Minnesota tax collections soared well past expectations for April, according to a tally released Friday.
The Department of Minnesota Management and Budget reported revenue that was $489 million above what had been projected to come in.
The excess is 17 percent above expectations for the month. April is when most income tax payments are made, so this update is more pivotal than others.
Minnesota didn’t conform to federal tax changes in 2018, so there were a lot of uncertainty about what would happen once filing season arrived and predictions Minnesotans would pay more.
Revenue Commissioner Cynthia Bauerly cautioned against reading too much into the figures because it could relate to timing issues, taxpayer withholding decisions or economic factors at play.
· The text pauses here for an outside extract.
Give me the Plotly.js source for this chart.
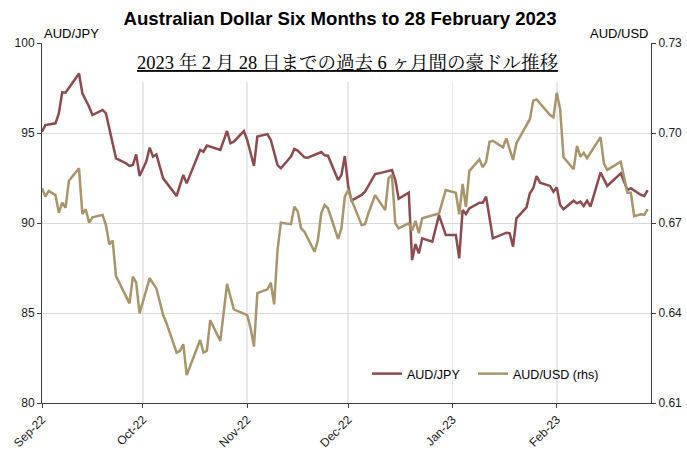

“It’s difficult and a little dangerous to attribute any source or cause for those monthly changes,” she said.
Most of the extra money — $388 million — was from a mix of higher income tax payments and lower refunds. Corporate tax receipts were also higher.
The monthly reports aren’t used by lawmakers in passing a new budget, but the trend lines can help guide their decisions.
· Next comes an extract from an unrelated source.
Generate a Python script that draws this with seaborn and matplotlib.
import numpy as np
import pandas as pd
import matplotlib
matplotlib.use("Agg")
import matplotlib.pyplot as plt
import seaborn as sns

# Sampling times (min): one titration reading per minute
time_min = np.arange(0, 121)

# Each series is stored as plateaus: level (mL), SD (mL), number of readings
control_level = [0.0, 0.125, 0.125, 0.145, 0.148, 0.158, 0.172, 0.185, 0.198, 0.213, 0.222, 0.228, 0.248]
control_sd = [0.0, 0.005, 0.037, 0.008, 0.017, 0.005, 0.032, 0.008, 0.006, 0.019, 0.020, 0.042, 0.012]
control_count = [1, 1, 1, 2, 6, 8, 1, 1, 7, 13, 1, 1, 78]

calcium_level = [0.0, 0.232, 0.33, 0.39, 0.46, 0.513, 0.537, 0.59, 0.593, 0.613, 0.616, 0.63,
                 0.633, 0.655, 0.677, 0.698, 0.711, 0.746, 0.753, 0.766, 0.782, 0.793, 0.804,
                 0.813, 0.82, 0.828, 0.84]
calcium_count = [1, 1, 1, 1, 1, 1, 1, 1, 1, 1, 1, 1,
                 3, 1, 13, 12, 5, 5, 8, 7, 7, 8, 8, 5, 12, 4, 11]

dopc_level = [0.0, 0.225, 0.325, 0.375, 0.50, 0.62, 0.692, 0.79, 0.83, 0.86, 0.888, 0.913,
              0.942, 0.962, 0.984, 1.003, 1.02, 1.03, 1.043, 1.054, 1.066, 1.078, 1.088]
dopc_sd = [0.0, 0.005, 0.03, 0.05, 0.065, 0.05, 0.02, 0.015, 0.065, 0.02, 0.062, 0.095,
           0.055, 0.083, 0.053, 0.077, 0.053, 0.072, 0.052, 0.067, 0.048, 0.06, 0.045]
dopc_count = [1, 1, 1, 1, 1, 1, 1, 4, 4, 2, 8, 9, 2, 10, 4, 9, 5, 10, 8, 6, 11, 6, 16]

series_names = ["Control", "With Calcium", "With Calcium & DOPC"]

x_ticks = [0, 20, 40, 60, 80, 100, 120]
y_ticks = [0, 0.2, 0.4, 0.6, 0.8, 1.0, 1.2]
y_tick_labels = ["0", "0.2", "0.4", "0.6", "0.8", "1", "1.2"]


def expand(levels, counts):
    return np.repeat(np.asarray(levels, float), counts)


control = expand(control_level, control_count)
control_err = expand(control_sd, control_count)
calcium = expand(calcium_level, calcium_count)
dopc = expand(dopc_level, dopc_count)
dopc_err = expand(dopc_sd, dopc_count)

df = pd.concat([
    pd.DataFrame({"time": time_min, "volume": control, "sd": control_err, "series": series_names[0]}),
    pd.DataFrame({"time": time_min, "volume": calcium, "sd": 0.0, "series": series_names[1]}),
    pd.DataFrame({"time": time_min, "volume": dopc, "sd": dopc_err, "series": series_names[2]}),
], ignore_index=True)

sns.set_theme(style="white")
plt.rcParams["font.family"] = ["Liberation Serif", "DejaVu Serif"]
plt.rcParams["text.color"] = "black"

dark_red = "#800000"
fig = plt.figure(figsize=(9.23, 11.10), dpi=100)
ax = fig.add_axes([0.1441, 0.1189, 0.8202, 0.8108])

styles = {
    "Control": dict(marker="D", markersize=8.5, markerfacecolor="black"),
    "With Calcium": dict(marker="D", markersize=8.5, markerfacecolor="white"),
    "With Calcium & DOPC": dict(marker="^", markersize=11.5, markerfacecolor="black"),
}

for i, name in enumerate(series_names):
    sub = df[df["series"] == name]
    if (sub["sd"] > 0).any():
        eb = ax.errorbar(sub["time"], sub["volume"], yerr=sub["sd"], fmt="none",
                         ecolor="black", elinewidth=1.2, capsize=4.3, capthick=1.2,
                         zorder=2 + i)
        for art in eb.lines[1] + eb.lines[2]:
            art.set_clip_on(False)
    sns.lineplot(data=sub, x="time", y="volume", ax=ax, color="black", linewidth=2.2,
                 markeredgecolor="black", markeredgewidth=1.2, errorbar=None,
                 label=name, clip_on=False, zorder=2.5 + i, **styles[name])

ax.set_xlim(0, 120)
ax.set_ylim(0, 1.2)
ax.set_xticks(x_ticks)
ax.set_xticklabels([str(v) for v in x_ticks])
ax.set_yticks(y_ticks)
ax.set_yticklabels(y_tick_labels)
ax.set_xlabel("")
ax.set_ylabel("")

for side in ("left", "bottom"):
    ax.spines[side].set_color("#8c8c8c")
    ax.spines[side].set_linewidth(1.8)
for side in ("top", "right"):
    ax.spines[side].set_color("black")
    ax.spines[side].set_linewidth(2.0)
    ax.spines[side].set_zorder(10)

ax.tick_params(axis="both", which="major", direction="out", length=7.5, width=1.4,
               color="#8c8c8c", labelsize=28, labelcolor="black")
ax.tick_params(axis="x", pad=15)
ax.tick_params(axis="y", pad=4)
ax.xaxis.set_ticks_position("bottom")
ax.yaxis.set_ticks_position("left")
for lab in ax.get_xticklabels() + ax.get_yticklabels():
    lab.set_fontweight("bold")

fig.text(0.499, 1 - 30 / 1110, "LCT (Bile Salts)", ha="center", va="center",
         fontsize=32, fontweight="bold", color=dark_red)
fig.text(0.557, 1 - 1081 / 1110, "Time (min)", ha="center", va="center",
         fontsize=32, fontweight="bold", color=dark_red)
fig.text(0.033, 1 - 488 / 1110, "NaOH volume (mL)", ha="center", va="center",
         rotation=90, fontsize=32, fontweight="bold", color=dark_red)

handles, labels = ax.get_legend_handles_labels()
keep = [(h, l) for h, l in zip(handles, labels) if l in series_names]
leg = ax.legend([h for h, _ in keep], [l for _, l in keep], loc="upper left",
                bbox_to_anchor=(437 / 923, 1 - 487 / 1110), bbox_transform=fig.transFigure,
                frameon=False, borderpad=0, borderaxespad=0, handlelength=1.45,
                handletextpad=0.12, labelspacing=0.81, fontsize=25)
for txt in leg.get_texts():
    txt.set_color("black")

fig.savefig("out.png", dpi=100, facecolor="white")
MMB Commissioner Myron Frans said he would “advise against making long-term policy decisions based on one month of receipts,” noting that there is more volatility as the state’s taxpayers adjust to a dramatically different federal tax code.
For the year, tax receipts are now $573 million higher than anticipated, or 3.1 percent.
Senate Taxes Committee Chairman Roger Chamberlain, R- Lino Lakes, said the report doesn’t change his view that Minnesota’s tax system is out of line with other states and the broader economy is at a fork in the road. He said he will hold firm against tax increases this session.
“The labor shortage the way it is, we can ill afford to push burdensome tax increases and heavy regulatory costs on businesses and individuals,” Chamberlain said.
House Majority Leader Ryan Winkler, DFL-Golden Valley, said the stronger tax revenues don’t mean the Legislature should back off ambitious proposals this year.
“This increased revenue helps, but does not address the needs of Minnesotans,” Winkler said in a written statement. “Meanwhile, Republican budget proposals will result in layoffs, more potholes, and thousands of Minnesotans losing health care. Today’s news does not make their budget any less destructive for Minnesotans.”
The Legislature does have a projected $1 billion surplus to divvy up from the more-comprehensive economic forecast issued in February. The next full forecast will be released in late November or early December.